The ruling deals with the “major questions doctrine,” which holds that courts should not defer to agency statutory interpretations that concern questions of “vast economic or political significance” unless they are sure that is what Congress intended. Amar said that this thinking is “anachronistic” because of “congressional paralysis.” Since Congress can’t make the needed decisions, nothing will get done. “It’s a recipe for not dealing with anything and that has major consequences,” Amar said.

Murray added that the wide discretion that the court has given to determine when specific authorization is required has become a “formula for deregulation.”

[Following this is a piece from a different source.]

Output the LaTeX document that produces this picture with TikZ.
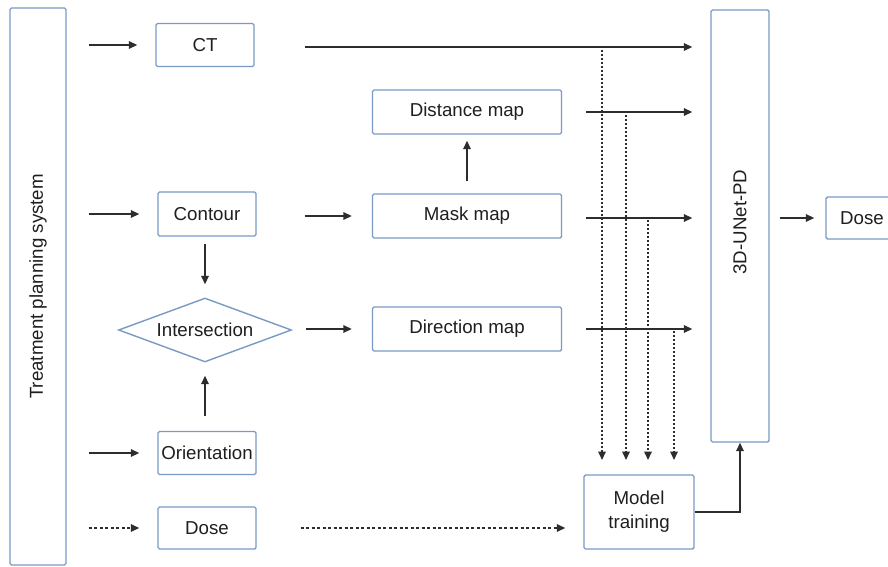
\documentclass[tikz,border=0pt]{standalone}
\usepackage{fontspec}
\setmainfont{Liberation Sans}
\usetikzlibrary{shapes.geometric,arrows.meta}
\definecolor{boxblue}{RGB}{122,154,196}
\definecolor{linegray}{RGB}{45,45,45}
\begin{document}
\begin{tikzpicture}[x=1pt,y=-1pt,
  lbl/.style={font=\fontsize{18.7}{24}\selectfont, text=black!88},
  box/.style={lbl, draw=boxblue, line width=1.4pt, rectangle, rounded corners=1.5pt, inner sep=0pt, align=center},
  arr/.style={draw=linegray, line width=1.6pt, -{Triangle[length=8.5pt,width=7.5pt]}},
  dotarr/.style={arr, dash pattern=on 2pt off 2pt},
  dasharr/.style={arr, dash pattern=on 3pt off 2.5pt},
  plain/.style={draw=linegray, line width=1.6pt}]
\useasboundingbox (0,0) rectangle (888,567);
\clip (0,0) rectangle (888,567);
\fill[white] (0,0) rectangle (888,567);

% boxes
\node[box, minimum width=56, minimum height=557] (tps) at (38,286.5) {};
\node[lbl, rotate=90] (tpsl) at (tps.center) {Treatment planning system};

\node[box, minimum width=98, minimum height=43] (ct) at (205,45) {CT};
\node[box, minimum width=98, minimum height=44] (contour) at (207,214) {Contour};
\node[lbl, draw=boxblue, line width=1.4pt, shape=diamond, inner sep=0pt, aspect=2.7,
      minimum width=173, minimum height=64] (inter) at (205,330) {Intersection};
\node[box, minimum width=98, minimum height=43] (orient) at (207,453) {Orientation};
\node[box, minimum width=98, minimum height=42] (dose) at (207,528) {Dose};

\node[box, minimum width=189, minimum height=44] (dist) at (467,112) {Distance map};
\node[box, minimum width=189, minimum height=44] (mask) at (467,216) {Mask map};
\node[box, minimum width=189, minimum height=44] (dir) at (467,329) {Direction map};

\node[box, minimum width=58, minimum height=432] (unet) at (740,226) {};
\node[lbl, rotate=90] (unetl) at (740,222) {3D-UNet-PD};

\node[box, minimum width=110, minimum height=74] (model) at (639,512) {Model\\training};
\node[box, minimum width=72, minimum height=42] (doseout) at (862,218) {Dose};

% inputs from TPS
\draw[arr] ([xshift=22pt]tps.east |- ct) -- ([xshift=-18pt]ct.west);
\draw[arr] ([xshift=22pt]tps.east |- contour) -- ([xshift=-18pt]contour.west);
\draw[arr] ([xshift=22pt]tps.east |- orient) -- ([xshift=-18pt]orient.west);
\draw[dasharr] ([xshift=22pt]tps.east |- dose) -- ([xshift=-18pt]dose.west);

% CT to network
\coordinate (ctline) at (0,47);
\draw[arr] ([xshift=50pt]ct.east |- ctline) -- ([xshift=-18pt]unet.west |- ctline);

% contour chain
\draw[arr] ([xshift=48pt]contour.east |- mask) -- ([xshift=-20pt]mask.west);
\draw[arr] ([yshift=12pt]mask.north) -- ([yshift=-6pt]dist.south);
\draw[arr] ([yshift=-7pt]inter.north |- contour.south) -- ([yshift=13pt]inter.north);
\draw[arr] ([yshift=15pt]inter.south |- orient.north) -- ([yshift=-13pt]inter.south);
\draw[arr] ([xshift=14pt]inter.east |- dir) -- ([xshift=-20pt]dir.west);

% maps to network
\coordinate (maskline) at (0,218);
\draw[arr] ([xshift=24pt]dist.east) -- ([xshift=-18pt]unet.west |- dist);
\draw[arr] ([xshift=24pt]mask.east |- maskline) -- ([xshift=-18pt]unet.west |- maskline);
\draw[arr] ([xshift=24pt]dir.east) -- ([xshift=-18pt]unet.west |- dir);

% dotted lines down to model training
\coordinate (v1) at (602,50);
\coordinate (v2) at (626,115);
\coordinate (v3) at (648,220);
\coordinate (v4) at (674,331);
\coordinate (vend) at (0,460);
\draw[dotarr] (v1) -- (v1 |- vend);
\draw[dotarr] (v2) -- (v2 |- vend);
\draw[dotarr] (v3) -- (v3 |- vend);
\draw[dotarr] (v4) -- (v4 |- vend);

% dose to model training
\draw[dasharr] ([xshift=44pt]dose.east) -- ([xshift=-18pt]model.west |- dose);

% model to network
\draw[arr] (model.east) -| (unet.south);

% network output
\draw[arr] ([xshift=10pt]unet.east |- doseout) -- ([xshift=-11pt]doseout.west);
\end{tikzpicture}
\end{document}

The panel noted how the court has shifted dramatically on the topic of religious expression and freedoms. In the battle between the free exercise of religion clause and the establishment clause that separates church and state, the free exercise clause has been the winner, especially with this current court makeup.

In Carson v. Makin, the court ruled that Maine violated the Constitution when it refused to make public funding available for students to attend schools that provide religious instruction. In Kennedy v. Bremerton School District, the court said that free exercise and free speech clauses of the First Amendment protect an individual engaging in a personal religious observance in a case about a Washington state football coach who held a prayer service at the 50-yard line after games. And in Shurtleff v. City of Boston, the court ruled 9-0 that the city’s flag-raising program’s refusal to let a Christian group fly their flag violated the free speech clause of the First Amendment.

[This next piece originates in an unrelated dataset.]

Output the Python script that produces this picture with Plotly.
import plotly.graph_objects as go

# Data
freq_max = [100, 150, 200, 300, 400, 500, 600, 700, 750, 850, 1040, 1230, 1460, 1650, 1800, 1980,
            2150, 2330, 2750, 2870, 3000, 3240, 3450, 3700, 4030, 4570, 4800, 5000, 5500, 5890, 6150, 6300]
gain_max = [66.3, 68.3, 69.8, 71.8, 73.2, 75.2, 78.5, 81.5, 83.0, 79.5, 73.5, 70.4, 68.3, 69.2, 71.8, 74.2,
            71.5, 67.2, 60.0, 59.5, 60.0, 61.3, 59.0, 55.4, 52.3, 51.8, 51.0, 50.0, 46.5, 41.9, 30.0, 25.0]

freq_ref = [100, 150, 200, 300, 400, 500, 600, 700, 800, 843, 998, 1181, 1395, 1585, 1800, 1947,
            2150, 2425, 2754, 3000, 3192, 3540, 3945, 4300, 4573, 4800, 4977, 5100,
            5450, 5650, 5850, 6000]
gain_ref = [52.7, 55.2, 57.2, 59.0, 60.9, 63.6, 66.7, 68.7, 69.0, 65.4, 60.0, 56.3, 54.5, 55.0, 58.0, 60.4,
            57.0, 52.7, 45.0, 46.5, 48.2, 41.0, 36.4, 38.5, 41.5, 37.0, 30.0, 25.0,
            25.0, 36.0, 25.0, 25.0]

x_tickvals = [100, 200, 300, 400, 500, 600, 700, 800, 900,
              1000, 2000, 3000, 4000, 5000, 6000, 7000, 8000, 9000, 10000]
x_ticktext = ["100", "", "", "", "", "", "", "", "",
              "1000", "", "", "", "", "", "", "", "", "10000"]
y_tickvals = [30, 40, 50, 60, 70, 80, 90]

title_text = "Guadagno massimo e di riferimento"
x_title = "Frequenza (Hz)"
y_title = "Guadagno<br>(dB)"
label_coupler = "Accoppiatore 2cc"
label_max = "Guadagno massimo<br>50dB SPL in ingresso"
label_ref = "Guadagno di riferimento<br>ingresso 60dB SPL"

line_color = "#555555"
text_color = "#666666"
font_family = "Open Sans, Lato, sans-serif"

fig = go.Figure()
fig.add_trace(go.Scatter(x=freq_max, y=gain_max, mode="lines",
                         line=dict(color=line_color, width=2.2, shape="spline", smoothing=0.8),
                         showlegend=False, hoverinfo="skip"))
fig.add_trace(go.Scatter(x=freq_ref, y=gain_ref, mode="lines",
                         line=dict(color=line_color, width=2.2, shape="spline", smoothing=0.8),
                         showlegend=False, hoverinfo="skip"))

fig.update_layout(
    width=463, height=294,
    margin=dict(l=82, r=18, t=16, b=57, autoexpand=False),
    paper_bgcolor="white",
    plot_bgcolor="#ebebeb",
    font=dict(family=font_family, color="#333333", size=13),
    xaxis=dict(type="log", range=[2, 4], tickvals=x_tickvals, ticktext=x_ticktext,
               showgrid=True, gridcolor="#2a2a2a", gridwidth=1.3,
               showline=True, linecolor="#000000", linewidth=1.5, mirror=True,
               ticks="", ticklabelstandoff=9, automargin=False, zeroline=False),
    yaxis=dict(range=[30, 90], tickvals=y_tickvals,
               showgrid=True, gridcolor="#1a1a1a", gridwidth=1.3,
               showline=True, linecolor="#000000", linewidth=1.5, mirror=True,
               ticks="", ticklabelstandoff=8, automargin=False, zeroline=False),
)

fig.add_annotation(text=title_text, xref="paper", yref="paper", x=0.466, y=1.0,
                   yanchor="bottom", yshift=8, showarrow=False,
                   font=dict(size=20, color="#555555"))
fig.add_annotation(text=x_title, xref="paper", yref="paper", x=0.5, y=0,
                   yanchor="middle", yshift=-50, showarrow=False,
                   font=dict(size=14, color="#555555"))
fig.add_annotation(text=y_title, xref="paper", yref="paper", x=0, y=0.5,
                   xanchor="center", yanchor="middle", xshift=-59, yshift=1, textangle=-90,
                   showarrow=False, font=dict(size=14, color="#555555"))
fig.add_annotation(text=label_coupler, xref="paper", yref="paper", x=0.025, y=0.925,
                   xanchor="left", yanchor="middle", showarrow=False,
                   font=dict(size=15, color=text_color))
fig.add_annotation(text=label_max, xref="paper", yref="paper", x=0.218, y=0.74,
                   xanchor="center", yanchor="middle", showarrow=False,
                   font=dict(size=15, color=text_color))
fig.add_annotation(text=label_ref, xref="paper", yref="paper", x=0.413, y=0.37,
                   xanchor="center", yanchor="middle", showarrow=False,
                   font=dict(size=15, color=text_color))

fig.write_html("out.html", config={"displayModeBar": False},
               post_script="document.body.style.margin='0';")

As far as the upcoming term, two cases involving challenges to race-based affirmative action at Harvard University and the University of North Carolina, which have been joined, will garner a lot of attention.

But the biggest case will be Moore v. Harper, which will explore the independent state legislature theory. The case would grant state legislatures wide latitude over courts in their states and could have huge implications going forward regarding elections in America. “It’s a very, very, very important case,” Amar said.

The program was sponsored by the Judicial Division.